Je prends encore quelques cuillères mais, en plus des fourmis, il faut dire que la soupe en elle-même
n'est pas très à mon goût. Je me lève pour payer et je disparais comme un voleur pour ne pas les voir
débarrasser mon bol encore quasiment plein.

En fin d'après-midi, j'aperçois des montagnes ! Cela fait des semaines que je ne vois que du plat, du
plat et du plat. L'atmosphère change lentement, plus de verdure, plus de relief. Je me surprends à
prendre du plaisir en montée - au moins, ce n'est pas monotone - , chose que je n'aurais jamais pu
imaginer possible après avoir fini mon tracé aux montagnes du nord du Laos.

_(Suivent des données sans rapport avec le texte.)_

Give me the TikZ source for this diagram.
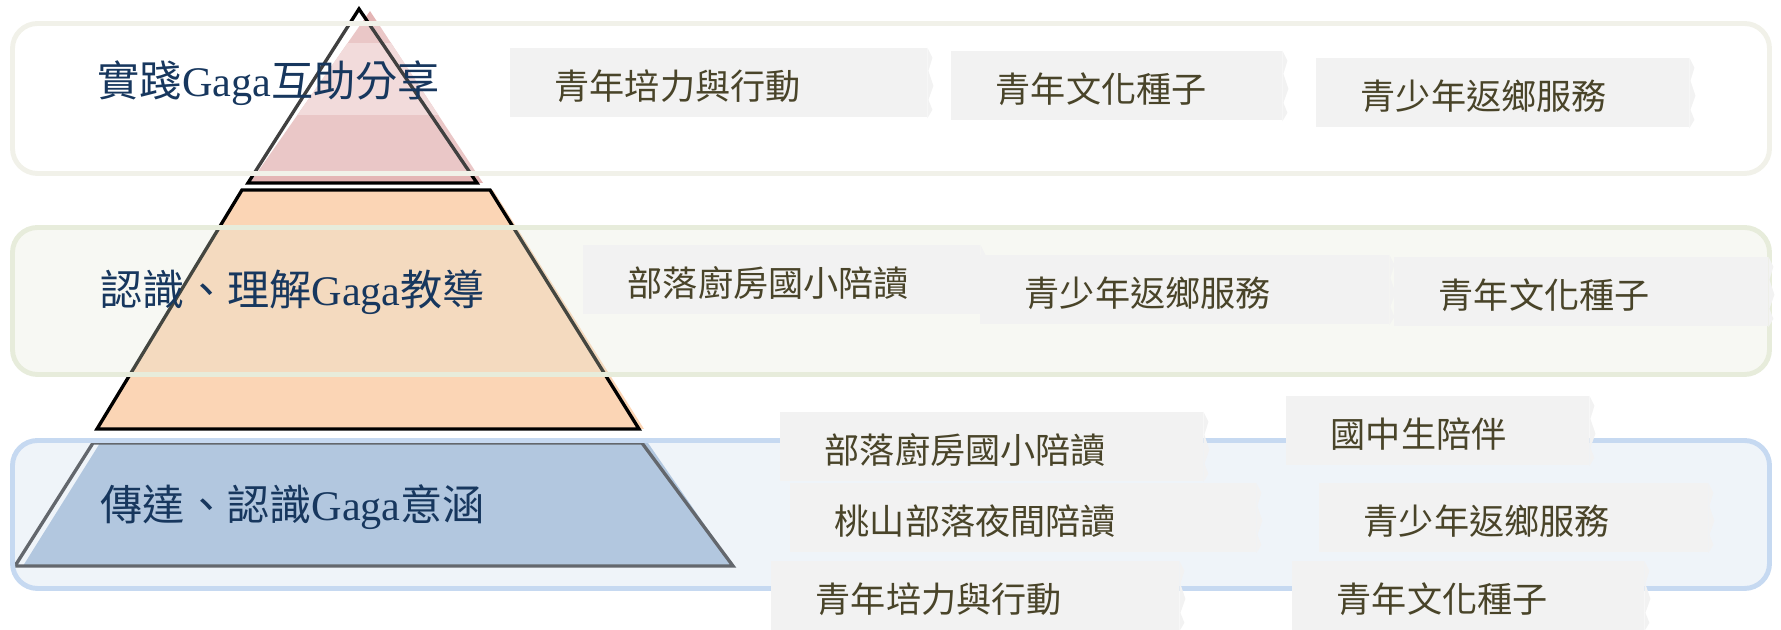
\documentclass[tikz,border=0pt]{standalone}
\usepackage{fontspec}
\setmainfont{Liberation Serif}
\newfontfamily\cjk{Noto Sans CJK TC}
\usetikzlibrary{positioning}

\definecolor{labelblue}{HTML}{17375E}
\definecolor{tagtext}{HTML}{494429}
\definecolor{tagfill}{HTML}{F2F2F2}
\definecolor{pinkfill}{HTML}{E4B5B5}
\definecolor{pinkstripe}{HTML}{EECFCF}
\definecolor{orangefill}{HTML}{FBD5B5}
\definecolor{bluefill}{HTML}{91AFD1}
\definecolor{bandone}{HTML}{F1F1E9}
\definecolor{bandtwo}{HTML}{E7ECDB}
\definecolor{bandtwofill}{HTML}{E4E8D7}
\definecolor{bandthree}{HTML}{C6D9F1}
\definecolor{bandthreefill}{HTML}{DCE6F2}

\begin{document}
\begin{tikzpicture}[
    band/.style={line width=1.4pt, rounded corners=0.25cm},
    pyr/.style={line width=0.95pt, black},
    layer/.style={anchor=west, inner sep=0pt, text=labelblue, font=\fontsize{12}{14}\selectfont},
    tag/.style={anchor=west, fill=tagfill, text=tagtext, font=\cjk\fontsize{10}{12}\selectfont,
        minimum height=0.69cm, inner xsep=0.45cm, inner ysep=0pt, align=left,
        text height=0.36cm, text depth=0.02cm,
        append after command={\pgfextra{\fill[tagfill] (\tikzlastnode.north east) -- ++(0.05,-0.1)
            -- ++(-0.04,-0.13) -- ++(0.05,-0.15) -- ++(-0.05,-0.14) -- ++(0.04,-0.1)
            -- (\tikzlastnode.south east) -- cycle;}}}
    ]
    \useasboundingbox (0,0) rectangle (17.81,6.30);

    % pyramid
    \fill[pinkfill] (3.70,6.19) -- (2.50,4.47) -- (4.83,4.47) -- cycle;
    \begin{scope}
        \clip (3.70,6.19) -- (2.50,4.47) -- (4.83,4.47) -- cycle;
        \fill[pinkstripe] (2,5.15) rectangle (5,5.87);
    \end{scope}
    \draw[pyr] (3.59,6.21) -- (2.48,4.47) -- (4.77,4.47) -- cycle;

    \fill[orangefill] (2.44,4.40) -- (4.93,4.40) -- (6.44,2.01) -- (0.95,2.01) -- cycle;
    \draw[pyr] (2.42,4.40) -- (4.90,4.40) -- (6.39,2.01) -- (0.97,2.01) -- cycle;

    \fill[bluefill] (1.00,1.87) -- (6.48,1.87) -- (7.33,0.64) -- (0.23,0.64) -- cycle;
    \draw[pyr] (0.93,1.87) -- (6.42,1.87) -- (7.33,0.64) -- (0.15,0.64) -- cycle;

    % bands
    \draw[band, draw=bandone, fill=white, fill opacity=0.25] (0.125,4.565) rectangle (17.695,6.065);
    \draw[band, draw=bandtwo, fill=bandtwofill, fill opacity=0.3] (0.125,2.555) rectangle (17.695,4.025);
    \draw[band, draw=bandthree, fill=bandthreefill, fill opacity=0.45] (0.125,0.415) rectangle (17.695,1.895);

    \node[layer] (top) at (0.97,5.47) {{\cjk 實踐}Gaga{\cjk 互助分享}};
    \node[layer] (mid) at (1.00,3.38) {{\cjk 認識、理解}Gaga{\cjk 教導}};
    \node[layer] (base) at (1.00,1.23) {{\cjk 傳達、認識}Gaga{\cjk 意涵}};

    % activities
    \node[tag, text width=3.27cm] (t1) at (5.09,5.47) {青年培力與行動};
    \node[tag, text width=2.41cm] (t2) at (9.50,5.44) {青年文化種子};
    \node[tag, text width=2.83cm] (t3) at (13.15,5.37) {青少年返鄉服務};

    \node[tag, text width=3.07cm] (m1) at (5.82,3.50) {部落廚房國小陪讀};
    \node[tag, text width=3.19cm] (m2) at (9.79,3.40) {青少年返鄉服務};
    \node[tag, text width=2.84cm] (m3) at (13.93,3.38) {青年文化種子};

    \node[tag, text width=3.33cm] (b1) at (7.79,1.83) {部落廚房國小陪讀};
    \node[tag, text width=2.13cm] (b2) at (12.85,1.99) {國中生陪伴};
    \node[tag, text width=3.76cm] (b3) at (7.89,1.12) {桃山部落夜間陪讀};
    \node[tag, text width=2.99cm] (b4) at (13.18,1.12) {青少年返鄉服務};
    \node[tag, text width=3.18cm] (b5) at (7.70,0.34) {青年培力與行動};
    \node[tag, text width=2.62cm] (b6) at (12.91,0.34) {青年文化種子};
\end{tikzpicture}
\end{document}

J'arrive en ville en fin de journée. Fini l'autoroute ! Fini le vent de face ! Je m'installe dans une
guesthouse sympathique. Les touristes sont partout. Totalement par hasard, je retrouve un couple de
français que j'avais déjà croisé au Laos, plusieurs fois. On boit quelques bières, on se raconte nos
aventures. Au repas, je mange avec un curieux personnage : un vieil anglais qui me parle de sa
jeunesse sans que je ne comprenne grand chose entre l'absurdité de ses discours et son accent plus que
marqué. Il me paie un verre, propose même un deuxième que je refuse poliment. Je le quitte lorsqu'il
commence à hausser la voix, s'indignant, je crois, contre son ancienne femme ou, peut-être, sa
maîtresse algérienne qui l'avait abandonné... je sais plus.

De retour dans ma chambre, j'aurais l'énergie pour repartir jusqu'à Phnom Penh. J'ai hâte de me lancer
demain, lorsque j'oublie que c'est mon dernier jour. Mon dernier jour, mon dernier jour...

Je ne trouve pas le sommeil. Une boule au ventre ne me quitte pas. Mes jambes bougent en cadence. Je
suis trop fatigué pour me réjouir ou pour regretter, je suis trop fatigué pour réfléchir à cette fin, à la
manière avec laquelle il faut qu'elle se déroule. J'ai juste hâte de me lancer.